Several years ago during discussion of the update to East Hampton Town's Comprehensive Plan, the town's Limited Business Overlay district was the subject of no small measure of public concern. It was originally devised to allow those with large homes along Montauk Highway and in other sections of town to accommodate low volume, low intensity businesses, but community members at the time felt some property owners had violated the spirit of the law, and that there should be more clear regulations relating to LBO properties. Some even felt the zoning district should be done away with altogether; it was so fraught with misinterpretation and misuse.

But none of those who weighed in so passionately during those months showed up last Friday to speak to the proposed revisions to the LBO law. Only attorney Richard Whalen took the podium during the hearing. And his comments were directed towards the town's manner of publishing public notices. He complained that failing to publish proposed laws in their entirety is against state law. Carole Brennan of the town clerk's office told The Independent that the notices are published the same way as they were back when Whalen served in the town attorney's office.
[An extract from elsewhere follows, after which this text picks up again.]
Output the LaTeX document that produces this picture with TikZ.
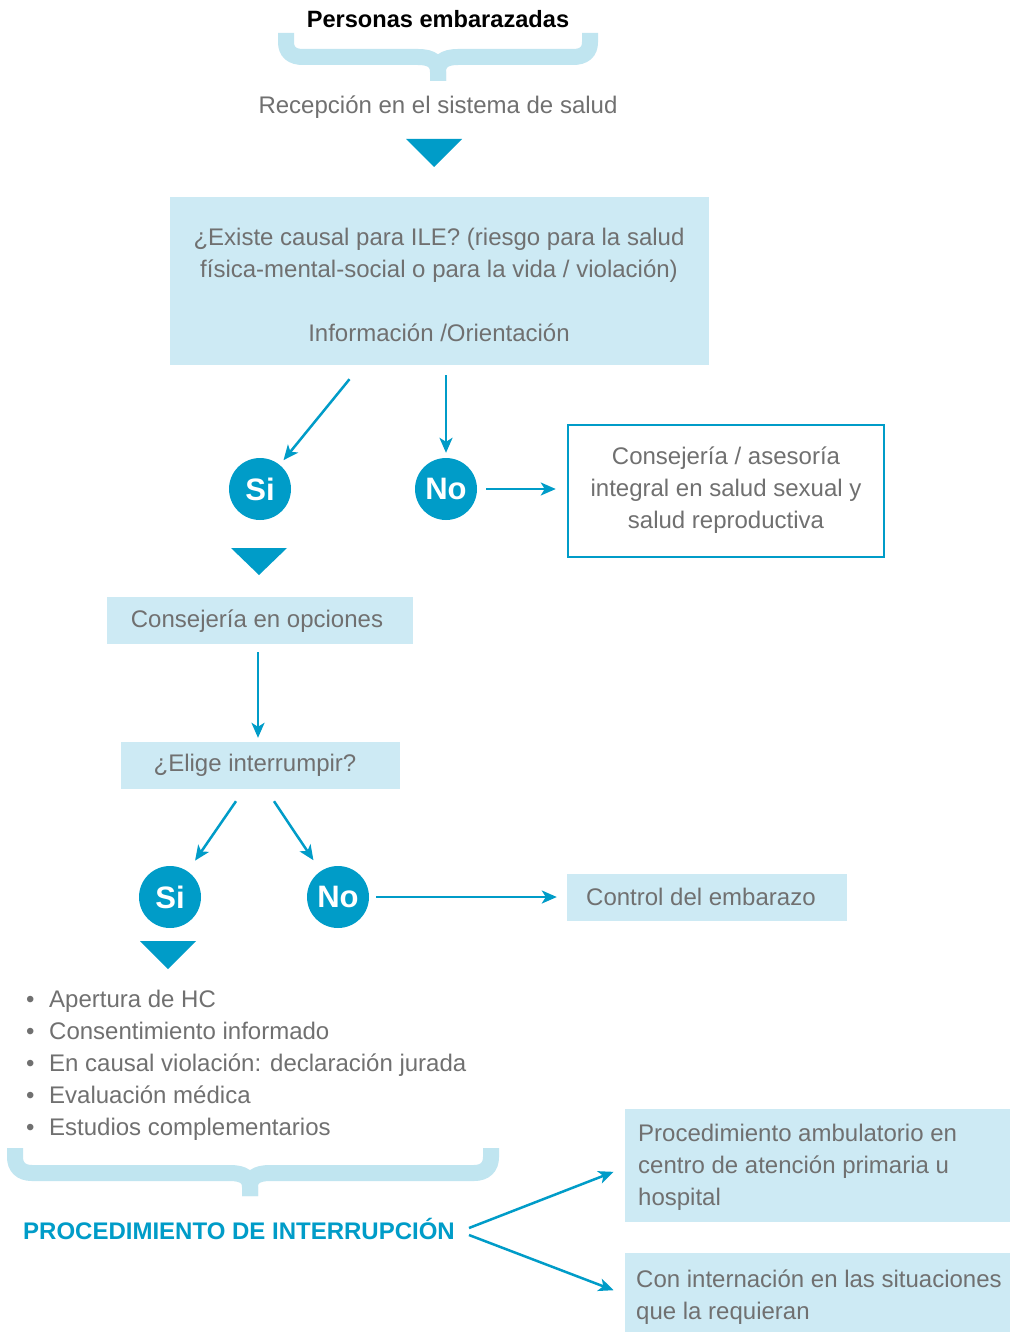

According to Denise Schoen of the town attorney's office, the revision is "very fluid." It gives the town planning board and the zoning board of appeals discretion regarding parking restrictions and sets appearance standards for new structures. Currently the amount of space in a home that can be devoted to business in the LBO district is unlimited, she said. The proposal sets a 2000 square foot ceiling. The new criteria are designed to allow buildings within the LBO to accommodate businesses while at the same time protecting nearby residential uses, "and the essential residential character of the district and the community as a whole," according to the law's findings section.

Art and antique-related uses are added to allowable businesses under the code change.